What Android Auto’s New Swipeable Media Cards Do
Android Auto’s new swipeable media cards feature is an update to the Android Auto dashboard that lets drivers move between multiple active audio apps by swiping through persistent media cards, so they can control music, podcasts, and audiobooks without reopening each app or digging through menus on the car screen. In the latest Android Auto beta (version 17.0.162144-release.daily), Google has turned the media section of the interface into a strip of cards that represent recent media sessions. According to Android Authority, Android Auto “is starting to roll out support for multiple swipeable media cards on the dashboard,” and the feature is already live for beta users. This means core Android Auto media apps such as Spotify, YouTube Music, Pocket Casts, and Audible can all sit side by side, ready for a quick thumb swipe.
From One Card to Many: Why Music Lovers Were Frustrated
Before this change, Android Auto media apps felt locked into a one-at-a-time model. The dashboard only showed a single active media card. If you moved from Spotify to YouTube Music, the system replaced the Spotify card entirely. To go back, you had to reopen Spotify, resume playback, and wait for its controls to reclaim the Android Auto dashboard. That friction discouraged spontaneous music app switching and made simple habits—like alternating between a playlist and a podcast—surprisingly tedious during a drive. Commuters who juggle news briefings, long-form podcasts, and music often had to break their flow or give up on secondary apps. Long road-trippers, meanwhile, were left juggling voice commands or tapping through app lists, which pulled attention away from the road and undercut Android Auto’s promise of a streamlined media experience.
How the New Android Auto Swipe Gesture Works
The new Android Auto swipe gesture keeps multiple recent media sessions alive as separate cards on the dashboard. Once you have played something in an audio app, its card stays in a carousel alongside others. Swipe horizontally, and you cycle between Spotify, YouTube Music, Pocket Casts, Audible, or other supported Android Auto media apps without reopening them. Each card shows familiar playback controls, cover art, and track or episode information, so the interaction feels consistent even when the underlying app changes. Importantly, this is happening at the system UI level, not inside each app, so the mental model is simple: your current listening options are all in one place. For drivers who switch contexts often—morning news, mid-day playlists, evening audiobooks—the car screen now behaves more like a multi-app media dock than a single-app remote.
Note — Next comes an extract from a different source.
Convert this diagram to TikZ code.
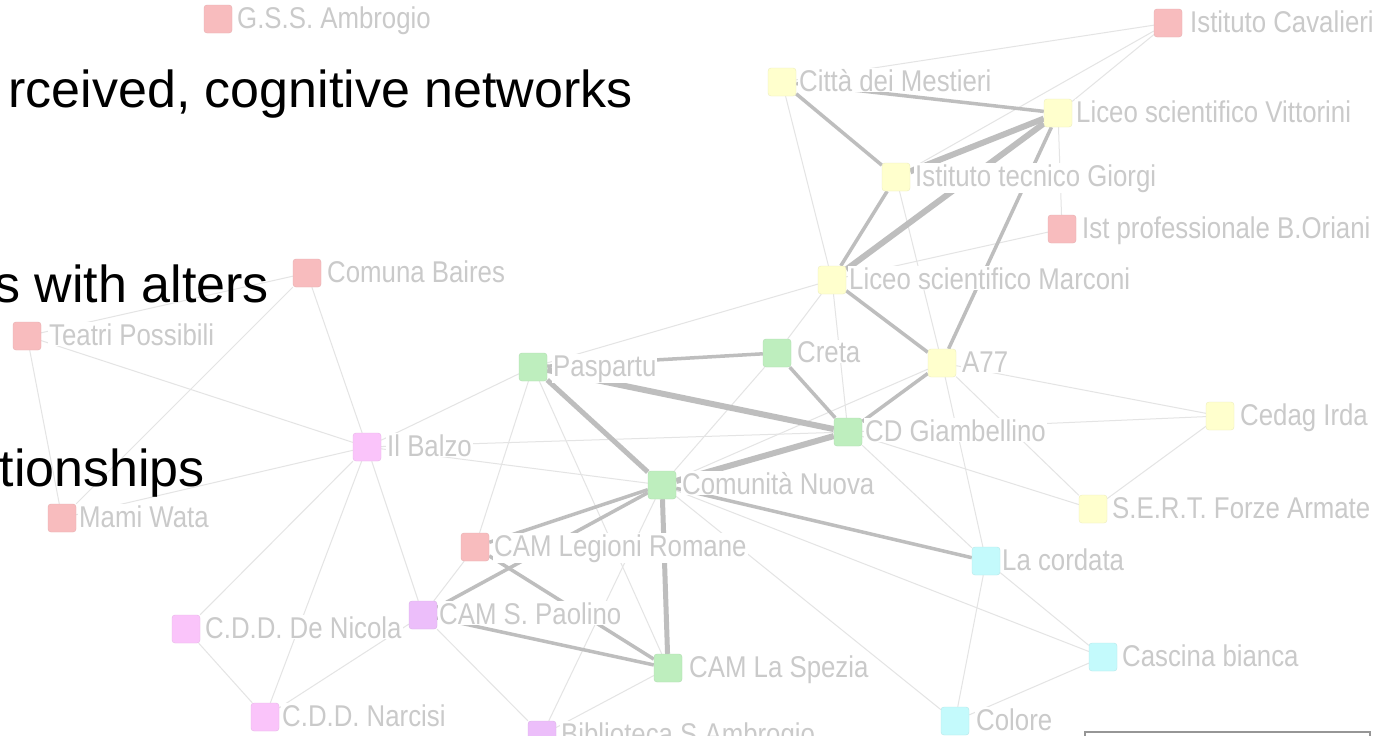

Why Swiping Is Safer Than Menu-Diving on the Road
Because the swipeable media cards live right on the main Android Auto dashboard, the number of steps needed to change what you are listening to drops sharply. Instead of tapping the home icon, scanning for an app, tapping again, and waiting for it to load, a quick thumb swipe reveals the next audio source instantly. That matters for safety as much as convenience. Less hunting through menus means less time with eyes off the road and fewer fine-grained taps on small touch targets. The gesture is also spatially predictable: drivers learn that media options sit in a horizontal row, which can reduce cognitive load while driving. For people who rely heavily on music app switching or jump between podcasts and audiobooks, Android Auto now encourages short, glanceable interactions instead of longer, more distracting navigation sessions.
What This Beta Signals for the Future of In-Car Media
Right now, the multi-card interface is rolling out in the Android Auto beta channel, with no confirmed date for stable release. Still, the presence of the feature in version 17.0.162144-release.daily suggests Google sees swipe-based, multi-app media control as a core part of the driving experience going forward. It is a classic quality-of-life update: no flashy redesign, but a targeted fix for a problem almost every audio-loving driver encounters. As more streaming services and podcast players compete for in-car listening time, features like this can influence which apps people keep active. If Android Auto continues to treat media sessions—not individual apps—as the primary object on the dashboard, drivers could see even richer cross-app controls in the future, such as smarter recommendations or unified queues that still keep attention where it belongs: on the road.